— start of Data section —

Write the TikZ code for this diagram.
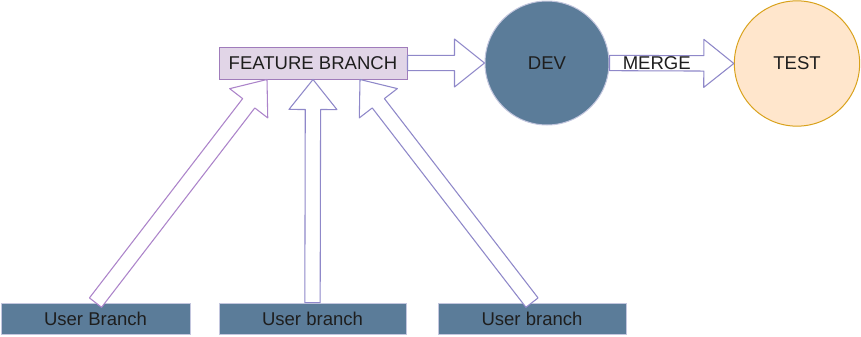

— end of Data section —
— start of Data section —

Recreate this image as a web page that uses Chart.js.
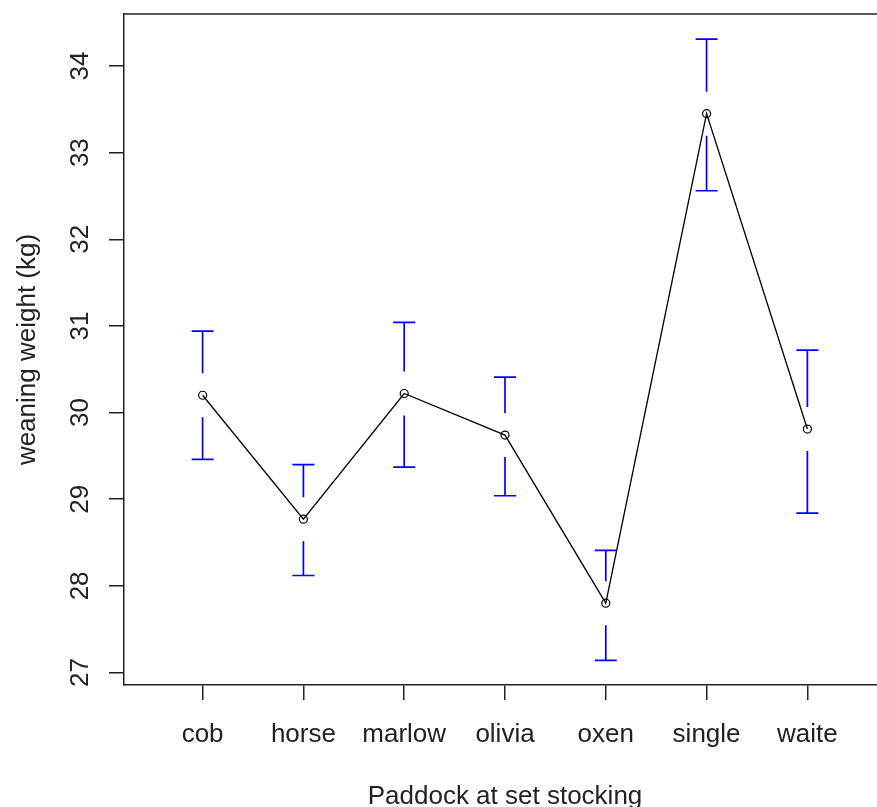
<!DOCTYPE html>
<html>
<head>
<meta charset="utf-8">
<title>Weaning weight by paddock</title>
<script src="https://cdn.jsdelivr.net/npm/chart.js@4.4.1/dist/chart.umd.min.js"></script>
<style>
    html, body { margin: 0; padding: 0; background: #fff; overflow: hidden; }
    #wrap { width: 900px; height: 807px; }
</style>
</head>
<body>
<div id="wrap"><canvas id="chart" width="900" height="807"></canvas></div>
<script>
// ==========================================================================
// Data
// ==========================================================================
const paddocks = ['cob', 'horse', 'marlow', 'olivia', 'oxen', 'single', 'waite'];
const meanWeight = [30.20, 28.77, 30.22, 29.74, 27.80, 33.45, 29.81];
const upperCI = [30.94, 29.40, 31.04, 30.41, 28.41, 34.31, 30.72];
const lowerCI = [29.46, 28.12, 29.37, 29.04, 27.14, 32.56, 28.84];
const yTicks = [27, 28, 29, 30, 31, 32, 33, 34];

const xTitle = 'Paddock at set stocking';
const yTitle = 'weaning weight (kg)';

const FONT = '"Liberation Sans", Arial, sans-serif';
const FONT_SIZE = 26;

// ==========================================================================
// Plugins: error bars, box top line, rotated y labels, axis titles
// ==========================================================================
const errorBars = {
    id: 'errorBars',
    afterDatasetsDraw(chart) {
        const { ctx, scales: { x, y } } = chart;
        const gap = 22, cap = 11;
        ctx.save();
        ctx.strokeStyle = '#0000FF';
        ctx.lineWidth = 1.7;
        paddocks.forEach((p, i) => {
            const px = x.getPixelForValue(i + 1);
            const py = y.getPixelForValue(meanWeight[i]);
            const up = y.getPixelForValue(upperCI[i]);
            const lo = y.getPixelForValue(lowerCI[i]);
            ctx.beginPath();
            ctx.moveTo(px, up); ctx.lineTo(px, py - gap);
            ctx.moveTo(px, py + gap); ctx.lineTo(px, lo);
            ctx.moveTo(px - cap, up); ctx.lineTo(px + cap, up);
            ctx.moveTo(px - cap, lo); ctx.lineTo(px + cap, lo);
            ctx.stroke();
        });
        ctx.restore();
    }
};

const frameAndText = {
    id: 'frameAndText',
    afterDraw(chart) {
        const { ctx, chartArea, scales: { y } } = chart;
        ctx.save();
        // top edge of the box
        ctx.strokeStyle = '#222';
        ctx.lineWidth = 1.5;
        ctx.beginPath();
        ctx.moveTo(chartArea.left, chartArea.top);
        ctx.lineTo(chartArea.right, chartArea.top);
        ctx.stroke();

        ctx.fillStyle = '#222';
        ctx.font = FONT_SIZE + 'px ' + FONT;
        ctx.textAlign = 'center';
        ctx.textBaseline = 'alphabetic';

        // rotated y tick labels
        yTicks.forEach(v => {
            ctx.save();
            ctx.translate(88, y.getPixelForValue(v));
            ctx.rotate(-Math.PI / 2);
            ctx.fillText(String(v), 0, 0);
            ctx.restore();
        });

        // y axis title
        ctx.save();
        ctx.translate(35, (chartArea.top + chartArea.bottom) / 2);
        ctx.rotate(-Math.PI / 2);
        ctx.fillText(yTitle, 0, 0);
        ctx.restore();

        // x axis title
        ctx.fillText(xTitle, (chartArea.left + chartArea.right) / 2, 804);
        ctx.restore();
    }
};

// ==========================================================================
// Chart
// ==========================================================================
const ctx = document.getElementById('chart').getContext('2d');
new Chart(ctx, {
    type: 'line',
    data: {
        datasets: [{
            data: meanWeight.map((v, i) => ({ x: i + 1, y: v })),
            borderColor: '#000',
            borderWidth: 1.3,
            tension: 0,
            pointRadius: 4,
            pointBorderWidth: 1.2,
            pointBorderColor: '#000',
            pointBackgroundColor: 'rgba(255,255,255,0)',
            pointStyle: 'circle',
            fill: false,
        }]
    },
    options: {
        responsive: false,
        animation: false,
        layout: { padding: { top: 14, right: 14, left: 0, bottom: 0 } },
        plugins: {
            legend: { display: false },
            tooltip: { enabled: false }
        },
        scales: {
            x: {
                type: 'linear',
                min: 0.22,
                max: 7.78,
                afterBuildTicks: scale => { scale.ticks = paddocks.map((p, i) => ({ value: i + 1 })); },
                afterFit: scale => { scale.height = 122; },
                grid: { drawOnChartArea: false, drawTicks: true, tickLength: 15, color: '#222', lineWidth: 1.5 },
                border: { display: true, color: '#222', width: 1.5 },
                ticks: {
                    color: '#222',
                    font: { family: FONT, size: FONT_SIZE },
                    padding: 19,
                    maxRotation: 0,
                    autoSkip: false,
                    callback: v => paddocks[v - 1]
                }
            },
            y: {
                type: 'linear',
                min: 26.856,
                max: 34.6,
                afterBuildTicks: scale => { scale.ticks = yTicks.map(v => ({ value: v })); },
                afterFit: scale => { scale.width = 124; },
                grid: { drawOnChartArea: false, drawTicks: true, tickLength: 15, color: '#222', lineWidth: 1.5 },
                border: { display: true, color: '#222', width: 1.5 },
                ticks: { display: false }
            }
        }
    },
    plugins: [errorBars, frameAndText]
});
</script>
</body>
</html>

— end of Data section —

## Job
Leaving the pictures out, write out exactly the lines from the line containing "Recreate this image" through the line containing "const FONT_SIZE = 26;", both included.

## Solution below
Recreate this image as a web page that uses Chart.js.
<!DOCTYPE html>
<html>
<head>
<meta charset="utf-8">
<title>Weaning weight by paddock</title>
<script src="https://cdn.jsdelivr.net/npm/chart.js@4.4.1/dist/chart.umd.min.js"></script>
<style>
    html, body { margin: 0; padding: 0; background: #fff; overflow: hidden; }
    #wrap { width: 900px; height: 807px; }
</style>
</head>
<body>
<div id="wrap"><canvas id="chart" width="900" height="807"></canvas></div>
<script>
// ==========================================================================
// Data
// ==========================================================================
const paddocks = ['cob', 'horse', 'marlow', 'olivia', 'oxen', 'single', 'waite'];
const meanWeight = [30.20, 28.77, 30.22, 29.74, 27.80, 33.45, 29.81];
const upperCI = [30.94, 29.40, 31.04, 30.41, 28.41, 34.31, 30.72];
const lowerCI = [29.46, 28.12, 29.37, 29.04, 27.14, 32.56, 28.84];
const yTicks = [27, 28, 29, 30, 31, 32, 33, 34];

const xTitle = 'Paddock at set stocking';
const yTitle = 'weaning weight (kg)';

const FONT = '"Liberation Sans", Arial, sans-serif';
const FONT_SIZE = 26;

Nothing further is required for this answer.